PROBLEM TO WORK ON = Open with the line that has "Recreate this image"; close with the line that has "px = lambda". Retype those lines exactly, images excluded.

SUPPLIED DATA =
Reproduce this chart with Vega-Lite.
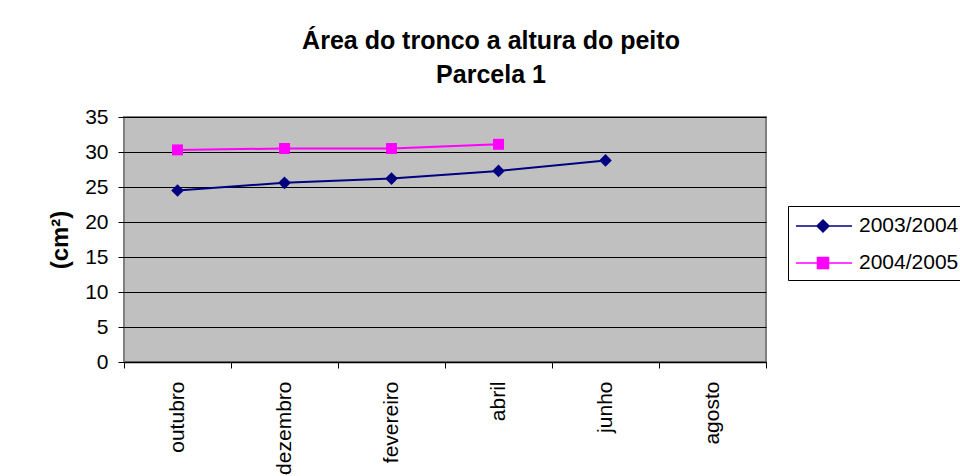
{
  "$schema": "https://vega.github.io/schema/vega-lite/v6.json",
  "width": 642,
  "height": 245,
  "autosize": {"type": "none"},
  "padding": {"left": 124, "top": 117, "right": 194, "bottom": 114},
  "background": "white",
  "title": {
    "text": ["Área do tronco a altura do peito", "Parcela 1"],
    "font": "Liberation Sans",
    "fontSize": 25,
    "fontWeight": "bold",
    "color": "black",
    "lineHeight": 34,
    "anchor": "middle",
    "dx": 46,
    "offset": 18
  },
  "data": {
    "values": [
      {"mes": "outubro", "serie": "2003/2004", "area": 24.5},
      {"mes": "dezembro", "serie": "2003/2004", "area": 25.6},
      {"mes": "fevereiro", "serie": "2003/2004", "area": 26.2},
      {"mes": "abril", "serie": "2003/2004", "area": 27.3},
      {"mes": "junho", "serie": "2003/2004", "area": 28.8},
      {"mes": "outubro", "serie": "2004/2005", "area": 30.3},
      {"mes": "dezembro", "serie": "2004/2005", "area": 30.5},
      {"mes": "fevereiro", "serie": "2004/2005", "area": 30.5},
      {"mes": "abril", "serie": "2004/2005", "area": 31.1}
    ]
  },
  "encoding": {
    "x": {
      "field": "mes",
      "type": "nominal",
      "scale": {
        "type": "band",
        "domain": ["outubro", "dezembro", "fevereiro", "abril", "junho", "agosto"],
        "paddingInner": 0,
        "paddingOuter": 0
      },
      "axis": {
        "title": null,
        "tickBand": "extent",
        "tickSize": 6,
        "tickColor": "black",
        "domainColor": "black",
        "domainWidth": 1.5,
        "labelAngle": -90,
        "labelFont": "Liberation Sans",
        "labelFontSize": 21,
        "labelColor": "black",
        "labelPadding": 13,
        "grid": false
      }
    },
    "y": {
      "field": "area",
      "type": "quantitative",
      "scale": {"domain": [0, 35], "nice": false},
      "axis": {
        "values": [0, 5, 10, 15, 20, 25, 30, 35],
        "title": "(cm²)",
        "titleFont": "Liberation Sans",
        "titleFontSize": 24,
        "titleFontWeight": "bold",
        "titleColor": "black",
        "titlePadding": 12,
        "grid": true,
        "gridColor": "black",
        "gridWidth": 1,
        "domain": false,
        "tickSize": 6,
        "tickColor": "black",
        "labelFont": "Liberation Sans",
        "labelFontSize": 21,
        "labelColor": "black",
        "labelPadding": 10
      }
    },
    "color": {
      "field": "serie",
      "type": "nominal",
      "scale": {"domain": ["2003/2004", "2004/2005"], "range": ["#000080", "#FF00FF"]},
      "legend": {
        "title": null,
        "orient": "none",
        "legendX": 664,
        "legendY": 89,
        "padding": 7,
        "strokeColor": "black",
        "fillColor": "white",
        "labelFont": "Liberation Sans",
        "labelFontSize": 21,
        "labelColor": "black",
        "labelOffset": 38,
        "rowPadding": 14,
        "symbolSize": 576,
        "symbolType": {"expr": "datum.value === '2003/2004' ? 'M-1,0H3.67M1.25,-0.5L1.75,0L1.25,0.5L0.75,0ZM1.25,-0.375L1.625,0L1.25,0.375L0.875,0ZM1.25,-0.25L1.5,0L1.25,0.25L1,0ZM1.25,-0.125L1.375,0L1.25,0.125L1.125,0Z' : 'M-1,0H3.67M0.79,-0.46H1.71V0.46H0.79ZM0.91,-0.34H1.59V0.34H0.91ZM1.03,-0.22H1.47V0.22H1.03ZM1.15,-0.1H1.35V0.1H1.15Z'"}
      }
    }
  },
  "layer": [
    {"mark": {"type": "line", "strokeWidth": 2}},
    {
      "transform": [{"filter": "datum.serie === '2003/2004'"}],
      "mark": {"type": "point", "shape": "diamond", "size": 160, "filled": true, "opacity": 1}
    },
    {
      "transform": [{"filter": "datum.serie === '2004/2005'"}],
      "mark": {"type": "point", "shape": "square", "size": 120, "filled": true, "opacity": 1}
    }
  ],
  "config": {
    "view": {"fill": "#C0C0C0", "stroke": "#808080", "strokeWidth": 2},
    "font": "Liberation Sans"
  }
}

---

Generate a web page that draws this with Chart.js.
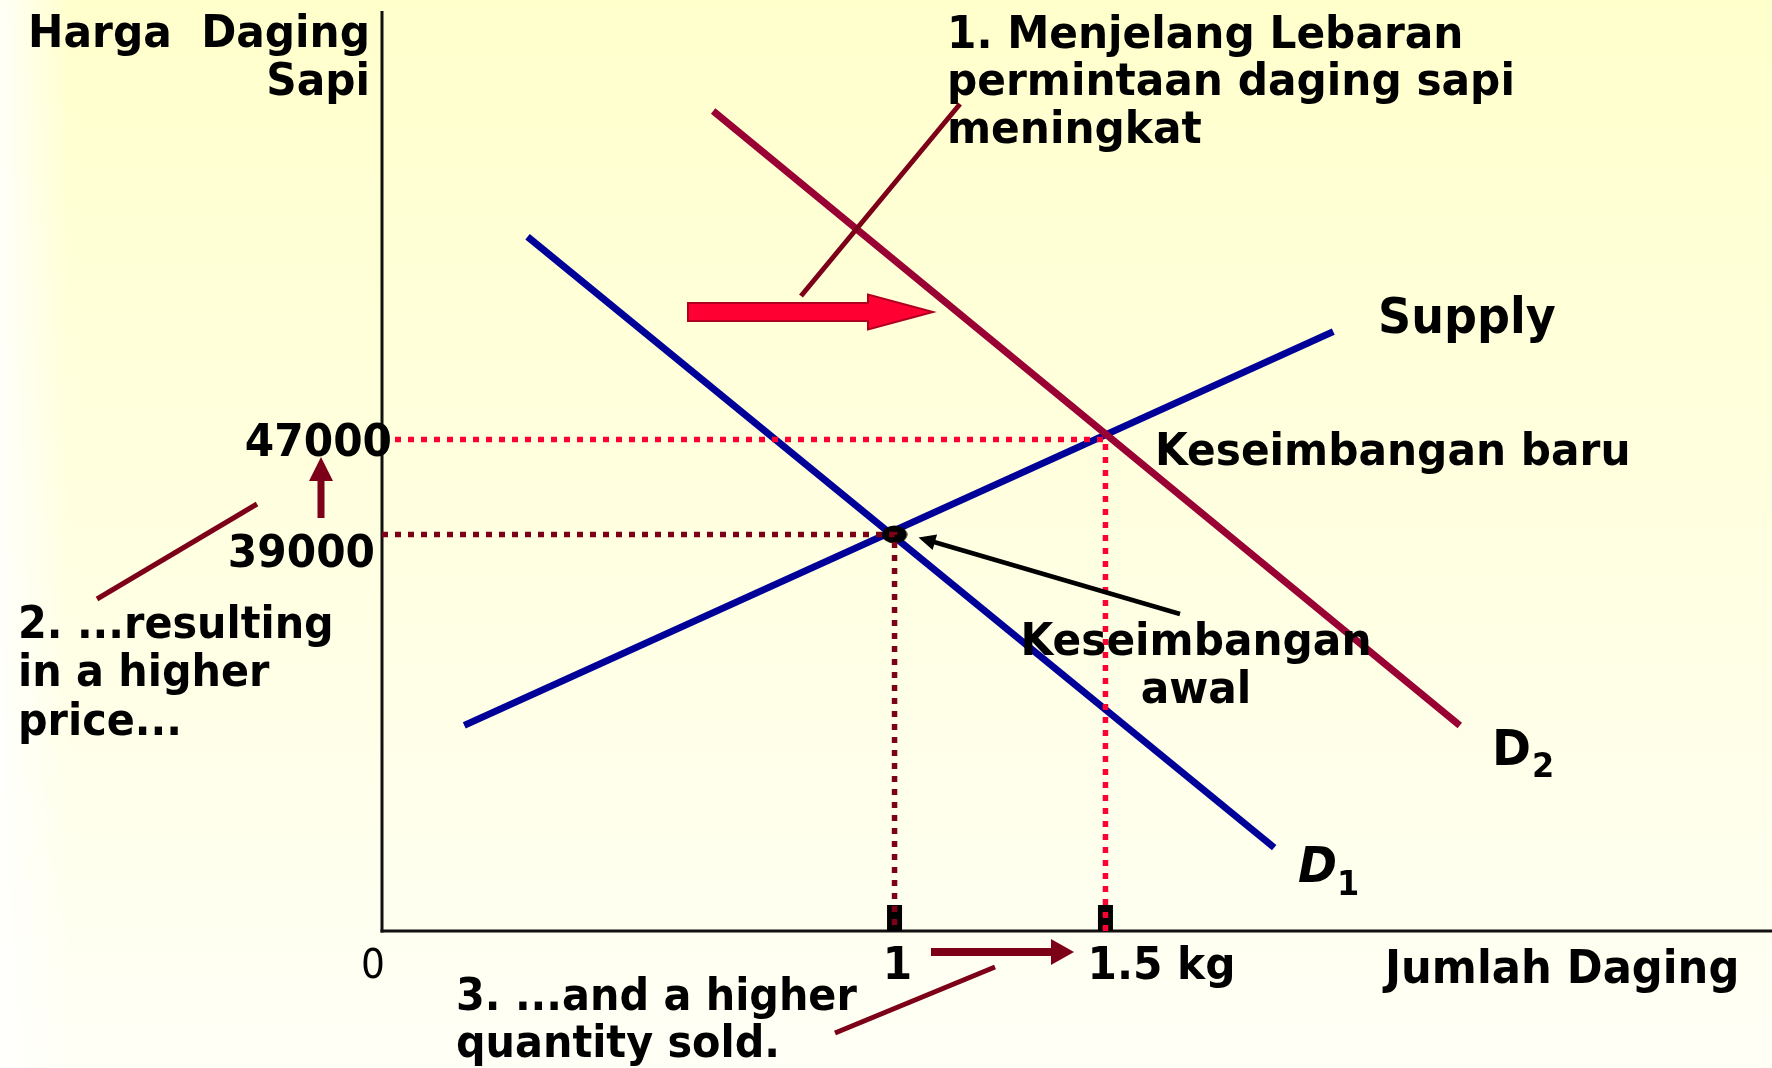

---

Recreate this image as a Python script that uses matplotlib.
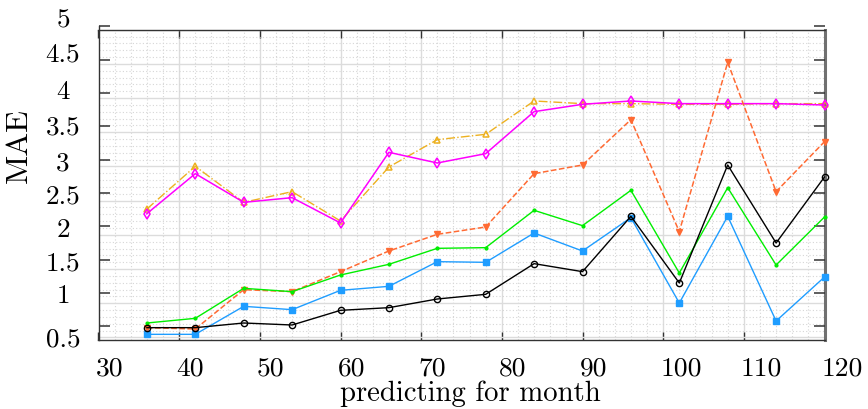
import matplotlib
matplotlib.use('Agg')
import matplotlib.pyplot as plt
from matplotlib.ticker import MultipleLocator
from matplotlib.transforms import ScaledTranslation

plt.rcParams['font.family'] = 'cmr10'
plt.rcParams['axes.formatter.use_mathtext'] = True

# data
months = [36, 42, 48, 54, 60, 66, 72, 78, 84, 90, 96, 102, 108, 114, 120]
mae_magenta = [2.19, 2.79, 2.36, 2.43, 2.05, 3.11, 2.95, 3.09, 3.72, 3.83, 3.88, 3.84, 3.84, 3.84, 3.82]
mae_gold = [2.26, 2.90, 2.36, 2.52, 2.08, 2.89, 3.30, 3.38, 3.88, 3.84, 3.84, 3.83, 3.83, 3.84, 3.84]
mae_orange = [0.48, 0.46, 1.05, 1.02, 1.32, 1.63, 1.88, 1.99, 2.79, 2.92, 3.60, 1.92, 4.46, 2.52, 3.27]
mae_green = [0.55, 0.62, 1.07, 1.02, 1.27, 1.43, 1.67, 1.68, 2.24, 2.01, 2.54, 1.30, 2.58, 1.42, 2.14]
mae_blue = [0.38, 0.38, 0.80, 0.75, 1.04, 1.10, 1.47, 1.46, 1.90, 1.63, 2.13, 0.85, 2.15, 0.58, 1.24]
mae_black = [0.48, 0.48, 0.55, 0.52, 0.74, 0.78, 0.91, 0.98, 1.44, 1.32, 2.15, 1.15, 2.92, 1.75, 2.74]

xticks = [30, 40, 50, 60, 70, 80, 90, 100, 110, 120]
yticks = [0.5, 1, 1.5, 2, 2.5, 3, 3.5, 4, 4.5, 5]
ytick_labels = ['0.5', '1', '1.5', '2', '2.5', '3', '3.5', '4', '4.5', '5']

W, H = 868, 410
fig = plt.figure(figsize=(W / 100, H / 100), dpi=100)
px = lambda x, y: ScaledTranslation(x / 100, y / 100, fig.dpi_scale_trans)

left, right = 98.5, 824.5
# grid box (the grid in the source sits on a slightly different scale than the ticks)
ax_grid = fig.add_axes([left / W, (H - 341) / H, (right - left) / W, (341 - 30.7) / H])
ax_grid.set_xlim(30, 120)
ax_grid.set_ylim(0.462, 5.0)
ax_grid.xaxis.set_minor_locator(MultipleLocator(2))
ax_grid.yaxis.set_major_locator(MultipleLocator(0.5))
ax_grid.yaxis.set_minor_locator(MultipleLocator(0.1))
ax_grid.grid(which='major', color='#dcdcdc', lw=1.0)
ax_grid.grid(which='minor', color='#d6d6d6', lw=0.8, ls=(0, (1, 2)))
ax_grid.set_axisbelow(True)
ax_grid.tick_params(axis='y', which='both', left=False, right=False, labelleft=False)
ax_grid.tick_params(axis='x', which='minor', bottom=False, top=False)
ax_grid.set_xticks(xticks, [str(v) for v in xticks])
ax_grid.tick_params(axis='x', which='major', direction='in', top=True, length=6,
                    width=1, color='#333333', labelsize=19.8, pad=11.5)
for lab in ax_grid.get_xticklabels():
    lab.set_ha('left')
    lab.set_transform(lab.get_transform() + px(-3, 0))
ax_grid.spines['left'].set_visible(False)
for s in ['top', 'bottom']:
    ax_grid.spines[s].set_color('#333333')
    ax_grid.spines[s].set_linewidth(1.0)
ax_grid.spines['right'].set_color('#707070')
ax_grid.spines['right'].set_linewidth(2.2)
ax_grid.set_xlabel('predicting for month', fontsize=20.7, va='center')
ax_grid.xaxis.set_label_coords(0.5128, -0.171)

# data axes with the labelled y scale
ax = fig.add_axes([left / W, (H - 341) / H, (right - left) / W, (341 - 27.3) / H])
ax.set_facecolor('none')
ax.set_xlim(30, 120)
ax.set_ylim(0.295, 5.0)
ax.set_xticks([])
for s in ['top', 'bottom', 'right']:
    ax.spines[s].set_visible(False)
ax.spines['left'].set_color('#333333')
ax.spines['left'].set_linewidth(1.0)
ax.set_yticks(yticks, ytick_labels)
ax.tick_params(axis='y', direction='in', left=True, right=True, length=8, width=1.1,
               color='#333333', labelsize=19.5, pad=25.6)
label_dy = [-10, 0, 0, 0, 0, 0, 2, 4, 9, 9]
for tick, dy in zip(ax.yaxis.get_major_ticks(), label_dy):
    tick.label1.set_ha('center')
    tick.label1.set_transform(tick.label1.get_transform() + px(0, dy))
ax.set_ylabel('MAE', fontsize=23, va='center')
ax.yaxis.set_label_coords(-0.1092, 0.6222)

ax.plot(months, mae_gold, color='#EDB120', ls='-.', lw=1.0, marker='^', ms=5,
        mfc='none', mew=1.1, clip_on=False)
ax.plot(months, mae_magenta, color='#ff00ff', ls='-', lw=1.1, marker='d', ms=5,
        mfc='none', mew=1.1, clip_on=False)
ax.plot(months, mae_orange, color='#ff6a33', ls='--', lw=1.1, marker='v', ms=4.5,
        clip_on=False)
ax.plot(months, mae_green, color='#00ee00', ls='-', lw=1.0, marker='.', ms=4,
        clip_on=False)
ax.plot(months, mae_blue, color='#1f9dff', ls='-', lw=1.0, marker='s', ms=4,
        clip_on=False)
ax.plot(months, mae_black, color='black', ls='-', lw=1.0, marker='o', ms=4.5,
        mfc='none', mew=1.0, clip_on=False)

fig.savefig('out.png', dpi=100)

REPLY =
Recreate this image as a Python script that uses matplotlib.
import matplotlib
matplotlib.use('Agg')
import matplotlib.pyplot as plt
from matplotlib.ticker import MultipleLocator
from matplotlib.transforms import ScaledTranslation

plt.rcParams['font.family'] = 'cmr10'
plt.rcParams['axes.formatter.use_mathtext'] = True

# data
months = [36, 42, 48, 54, 60, 66, 72, 78, 84, 90, 96, 102, 108, 114, 120]
mae_magenta = [2.19, 2.79, 2.36, 2.43, 2.05, 3.11, 2.95, 3.09, 3.72, 3.83, 3.88, 3.84, 3.84, 3.84, 3.82]
mae_gold = [2.26, 2.90, 2.36, 2.52, 2.08, 2.89, 3.30, 3.38, 3.88, 3.84, 3.84, 3.83, 3.83, 3.84, 3.84]
mae_orange = [0.48, 0.46, 1.05, 1.02, 1.32, 1.63, 1.88, 1.99, 2.79, 2.92, 3.60, 1.92, 4.46, 2.52, 3.27]
mae_green = [0.55, 0.62, 1.07, 1.02, 1.27, 1.43, 1.67, 1.68, 2.24, 2.01, 2.54, 1.30, 2.58, 1.42, 2.14]
mae_blue = [0.38, 0.38, 0.80, 0.75, 1.04, 1.10, 1.47, 1.46, 1.90, 1.63, 2.13, 0.85, 2.15, 0.58, 1.24]
mae_black = [0.48, 0.48, 0.55, 0.52, 0.74, 0.78, 0.91, 0.98, 1.44, 1.32, 2.15, 1.15, 2.92, 1.75, 2.74]

xticks = [30, 40, 50, 60, 70, 80, 90, 100, 110, 120]
yticks = [0.5, 1, 1.5, 2, 2.5, 3, 3.5, 4, 4.5, 5]
ytick_labels = ['0.5', '1', '1.5', '2', '2.5', '3', '3.5', '4', '4.5', '5']

W, H = 868, 410
fig = plt.figure(figsize=(W / 100, H / 100), dpi=100)
px = lambda x, y: ScaledTranslation(x / 100, y / 100, fig.dpi_scale_trans)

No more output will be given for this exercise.